## Directive
Repeat all of the material below exactly as written, images excluded.

## Supplied data
===============
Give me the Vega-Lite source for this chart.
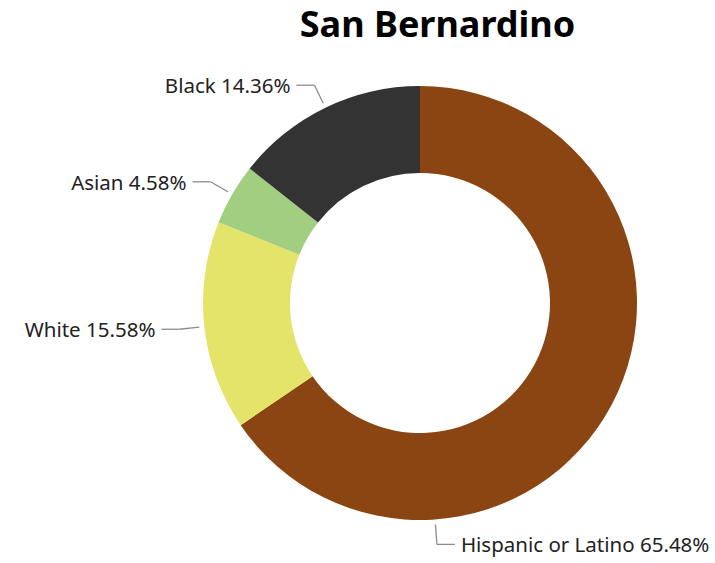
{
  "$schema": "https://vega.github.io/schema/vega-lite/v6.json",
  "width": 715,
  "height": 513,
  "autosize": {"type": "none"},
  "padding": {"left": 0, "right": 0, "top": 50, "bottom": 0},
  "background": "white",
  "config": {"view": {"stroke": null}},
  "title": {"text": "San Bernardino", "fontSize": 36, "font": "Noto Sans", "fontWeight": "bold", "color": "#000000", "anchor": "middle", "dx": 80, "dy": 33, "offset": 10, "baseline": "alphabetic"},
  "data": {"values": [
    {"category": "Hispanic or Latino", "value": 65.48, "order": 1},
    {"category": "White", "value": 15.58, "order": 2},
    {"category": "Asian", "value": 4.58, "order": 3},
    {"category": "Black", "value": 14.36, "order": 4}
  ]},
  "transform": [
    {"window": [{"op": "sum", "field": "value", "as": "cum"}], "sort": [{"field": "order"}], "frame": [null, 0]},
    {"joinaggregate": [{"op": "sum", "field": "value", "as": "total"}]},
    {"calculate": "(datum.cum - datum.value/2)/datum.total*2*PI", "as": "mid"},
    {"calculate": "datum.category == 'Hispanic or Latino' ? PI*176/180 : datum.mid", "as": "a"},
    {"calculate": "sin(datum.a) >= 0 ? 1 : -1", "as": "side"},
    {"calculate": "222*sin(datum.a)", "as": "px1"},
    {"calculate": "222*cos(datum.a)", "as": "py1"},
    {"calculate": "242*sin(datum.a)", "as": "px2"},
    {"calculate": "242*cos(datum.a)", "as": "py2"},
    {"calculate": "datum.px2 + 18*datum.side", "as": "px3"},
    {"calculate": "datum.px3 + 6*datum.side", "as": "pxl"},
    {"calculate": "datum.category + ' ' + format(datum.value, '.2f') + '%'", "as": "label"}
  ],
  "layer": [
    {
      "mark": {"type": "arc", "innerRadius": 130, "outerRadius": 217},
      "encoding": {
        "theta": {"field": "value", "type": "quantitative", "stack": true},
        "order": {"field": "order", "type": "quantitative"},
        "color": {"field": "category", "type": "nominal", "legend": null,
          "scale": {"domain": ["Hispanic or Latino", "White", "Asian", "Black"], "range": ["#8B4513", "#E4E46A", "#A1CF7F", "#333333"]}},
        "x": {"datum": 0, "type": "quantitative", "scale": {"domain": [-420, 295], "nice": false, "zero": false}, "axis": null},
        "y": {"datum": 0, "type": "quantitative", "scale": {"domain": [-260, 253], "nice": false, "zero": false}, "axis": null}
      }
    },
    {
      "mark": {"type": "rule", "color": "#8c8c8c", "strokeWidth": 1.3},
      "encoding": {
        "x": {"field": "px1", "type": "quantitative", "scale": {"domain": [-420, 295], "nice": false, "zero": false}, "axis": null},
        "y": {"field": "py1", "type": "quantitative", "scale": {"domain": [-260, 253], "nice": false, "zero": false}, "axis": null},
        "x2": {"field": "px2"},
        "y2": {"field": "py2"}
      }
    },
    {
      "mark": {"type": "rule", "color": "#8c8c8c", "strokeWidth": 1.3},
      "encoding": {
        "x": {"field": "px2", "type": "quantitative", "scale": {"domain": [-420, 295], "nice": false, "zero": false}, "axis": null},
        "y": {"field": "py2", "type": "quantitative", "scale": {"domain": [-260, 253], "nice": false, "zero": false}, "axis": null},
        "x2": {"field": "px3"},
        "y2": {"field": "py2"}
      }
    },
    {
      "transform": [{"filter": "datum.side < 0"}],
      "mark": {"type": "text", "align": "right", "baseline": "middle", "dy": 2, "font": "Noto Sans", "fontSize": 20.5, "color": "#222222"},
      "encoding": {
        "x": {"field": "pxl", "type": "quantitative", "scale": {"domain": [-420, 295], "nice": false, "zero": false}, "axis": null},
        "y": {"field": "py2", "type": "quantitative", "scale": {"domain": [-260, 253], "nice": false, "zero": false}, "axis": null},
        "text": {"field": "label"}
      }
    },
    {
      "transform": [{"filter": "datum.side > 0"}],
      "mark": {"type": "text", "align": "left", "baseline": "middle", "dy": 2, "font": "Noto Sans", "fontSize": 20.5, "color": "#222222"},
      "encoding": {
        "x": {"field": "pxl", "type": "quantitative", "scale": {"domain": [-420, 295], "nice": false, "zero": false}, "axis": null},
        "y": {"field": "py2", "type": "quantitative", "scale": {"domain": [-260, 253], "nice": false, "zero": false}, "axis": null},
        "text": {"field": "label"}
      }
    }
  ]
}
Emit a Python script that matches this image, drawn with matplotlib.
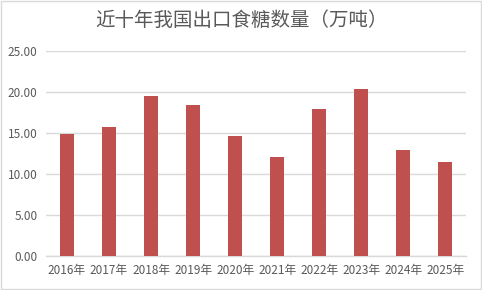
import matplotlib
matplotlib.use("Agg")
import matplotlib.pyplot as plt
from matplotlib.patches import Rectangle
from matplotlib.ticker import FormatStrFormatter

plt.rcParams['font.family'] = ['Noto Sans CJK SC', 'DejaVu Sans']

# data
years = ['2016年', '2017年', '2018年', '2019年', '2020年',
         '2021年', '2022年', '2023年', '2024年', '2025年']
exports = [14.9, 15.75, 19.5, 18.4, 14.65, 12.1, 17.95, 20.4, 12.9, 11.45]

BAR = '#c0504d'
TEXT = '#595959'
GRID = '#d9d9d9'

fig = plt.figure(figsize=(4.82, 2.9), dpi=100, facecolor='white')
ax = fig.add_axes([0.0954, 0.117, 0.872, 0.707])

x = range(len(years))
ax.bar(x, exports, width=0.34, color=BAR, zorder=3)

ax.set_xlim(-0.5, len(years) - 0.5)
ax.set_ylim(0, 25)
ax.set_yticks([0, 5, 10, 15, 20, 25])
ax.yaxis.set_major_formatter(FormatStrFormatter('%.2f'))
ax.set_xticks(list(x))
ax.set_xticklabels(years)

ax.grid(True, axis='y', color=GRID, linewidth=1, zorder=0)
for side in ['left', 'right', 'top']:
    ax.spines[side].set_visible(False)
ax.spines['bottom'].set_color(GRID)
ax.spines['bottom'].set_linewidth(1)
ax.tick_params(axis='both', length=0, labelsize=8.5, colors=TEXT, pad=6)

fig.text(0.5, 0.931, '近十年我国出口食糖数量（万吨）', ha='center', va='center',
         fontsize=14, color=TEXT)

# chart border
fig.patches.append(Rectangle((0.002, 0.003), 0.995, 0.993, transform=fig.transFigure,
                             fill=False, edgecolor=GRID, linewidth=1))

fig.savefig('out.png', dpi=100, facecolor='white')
===============
## Task output
Give me the Vega-Lite source for this chart.
{
  "$schema": "https://vega.github.io/schema/vega-lite/v6.json",
  "width": 715,
  "height": 513,
  "autosize": {"type": "none"},
  "padding": {"left": 0, "right": 0, "top": 50, "bottom": 0},
  "background": "white",
  "config": {"view": {"stroke": null}},
  "title": {"text": "San Bernardino", "fontSize": 36, "font": "Noto Sans", "fontWeight": "bold", "color": "#000000", "anchor": "middle", "dx": 80, "dy": 33, "offset": 10, "baseline": "alphabetic"},
  "data": {"values": [
    {"category": "Hispanic or Latino", "value": 65.48, "order": 1},
    {"category": "White", "value": 15.58, "order": 2},
    {"category": "Asian", "value": 4.58, "order": 3},
    {"category": "Black", "value": 14.36, "order": 4}
  ]},
  "transform": [
    {"window": [{"op": "sum", "field": "value", "as": "cum"}], "sort": [{"field": "order"}], "frame": [null, 0]},
    {"joinaggregate": [{"op": "sum", "field": "value", "as": "total"}]},
    {"calculate": "(datum.cum - datum.value/2)/datum.total*2*PI", "as": "mid"},
    {"calculate": "datum.category == 'Hispanic or Latino' ? PI*176/180 : datum.mid", "as": "a"},
    {"calculate": "sin(datum.a) >= 0 ? 1 : -1", "as": "side"},
    {"calculate": "222*sin(datum.a)", "as": "px1"},
    {"calculate": "222*cos(datum.a)", "as": "py1"},
    {"calculate": "242*sin(datum.a)", "as": "px2"},
    {"calculate": "242*cos(datum.a)", "as": "py2"},
    {"calculate": "datum.px2 + 18*datum.side", "as": "px3"},
    {"calculate": "datum.px3 + 6*datum.side", "as": "pxl"},
    {"calculate": "datum.category + ' ' + format(datum.value, '.2f') + '%'", "as": "label"}
  ],
  "layer": [
    {
      "mark": {"type": "arc", "innerRadius": 130, "outerRadius": 217},
      "encoding": {
        "theta": {"field": "value", "type": "quantitative", "stack": true},
        "order": {"field": "order", "type": "quantitative"},
        "color": {"field": "category", "type": "nominal", "legend": null,
          "scale": {"domain": ["Hispanic or Latino", "White", "Asian", "Black"], "range": ["#8B4513", "#E4E46A", "#A1CF7F", "#333333"]}},
        "x": {"datum": 0, "type": "quantitative", "scale": {"domain": [-420, 295], "nice": false, "zero": false}, "axis": null},
        "y": {"datum": 0, "type": "quantitative", "scale": {"domain": [-260, 253], "nice": false, "zero": false}, "axis": null}
      }
    },
    {
      "mark": {"type": "rule", "color": "#8c8c8c", "strokeWidth": 1.3},
      "encoding": {
        "x": {"field": "px1", "type": "quantitative", "scale": {"domain": [-420, 295], "nice": false, "zero": false}, "axis": null},
        "y": {"field": "py1", "type": "quantitative", "scale": {"domain": [-260, 253], "nice": false, "zero": false}, "axis": null},
        "x2": {"field": "px2"},
        "y2": {"field": "py2"}
      }
    },
    {
      "mark": {"type": "rule", "color": "#8c8c8c", "strokeWidth": 1.3},
      "encoding": {
        "x": {"field": "px2", "type": "quantitative", "scale": {"domain": [-420, 295], "nice": false, "zero": false}, "axis": null},
        "y": {"field": "py2", "type": "quantitative", "scale": {"domain": [-260, 253], "nice": false, "zero": false}, "axis": null},
        "x2": {"field": "px3"},
        "y2": {"field": "py2"}
      }
    },
    {
      "transform": [{"filter": "datum.side < 0"}],
      "mark": {"type": "text", "align": "right", "baseline": "middle", "dy": 2, "font": "Noto Sans", "fontSize": 20.5, "color": "#222222"},
      "encoding": {
        "x": {"field": "pxl", "type": "quantitative", "scale": {"domain": [-420, 295], "nice": false, "zero": false}, "axis": null},
        "y": {"field": "py2", "type": "quantitative", "scale": {"domain": [-260, 253], "nice": false, "zero": false}, "axis": null},
        "text": {"field": "label"}
      }
    },
    {
      "transform": [{"filter": "datum.side > 0"}],
      "mark": {"type": "text", "align": "left", "baseline": "middle", "dy": 2, "font": "Noto Sans", "fontSize": 20.5, "color": "#222222"},
      "encoding": {
        "x": {"field": "pxl", "type": "quantitative", "scale": {"domain": [-420, 295], "nice": false, "zero": false}, "axis": null},
        "y": {"field": "py2", "type": "quantitative", "scale": {"domain": [-260, 253], "nice": false, "zero": false}, "axis": null},
        "text": {"field": "label"}
      }
    }
  ]
}
Emit a Python script that matches this image, drawn with matplotlib.
import matplotlib
matplotlib.use("Agg")
import matplotlib.pyplot as plt
from matplotlib.patches import Rectangle
from matplotlib.ticker import FormatStrFormatter

plt.rcParams['font.family'] = ['Noto Sans CJK SC', 'DejaVu Sans']

# data
years = ['2016年', '2017年', '2018年', '2019年', '2020年',
         '2021年', '2022年', '2023年', '2024年', '2025年']
exports = [14.9, 15.75, 19.5, 18.4, 14.65, 12.1, 17.95, 20.4, 12.9, 11.45]

BAR = '#c0504d'
TEXT = '#595959'
GRID = '#d9d9d9'

fig = plt.figure(figsize=(4.82, 2.9), dpi=100, facecolor='white')
ax = fig.add_axes([0.0954, 0.117, 0.872, 0.707])

x = range(len(years))
ax.bar(x, exports, width=0.34, color=BAR, zorder=3)

ax.set_xlim(-0.5, len(years) - 0.5)
ax.set_ylim(0, 25)
ax.set_yticks([0, 5, 10, 15, 20, 25])
ax.yaxis.set_major_formatter(FormatStrFormatter('%.2f'))
ax.set_xticks(list(x))
ax.set_xticklabels(years)

ax.grid(True, axis='y', color=GRID, linewidth=1, zorder=0)
for side in ['left', 'right', 'top']:
    ax.spines[side].set_visible(False)
ax.spines['bottom'].set_color(GRID)
ax.spines['bottom'].set_linewidth(1)
ax.tick_params(axis='both', length=0, labelsize=8.5, colors=TEXT, pad=6)

fig.text(0.5, 0.931, '近十年我国出口食糖数量（万吨）', ha='center', va='center',
         fontsize=14, color=TEXT)

# chart border
fig.patches.append(Rectangle((0.002, 0.003), 0.995, 0.993, transform=fig.transFigure,
                             fill=False, edgecolor=GRID, linewidth=1))

fig.savefig('out.png', dpi=100, facecolor='white')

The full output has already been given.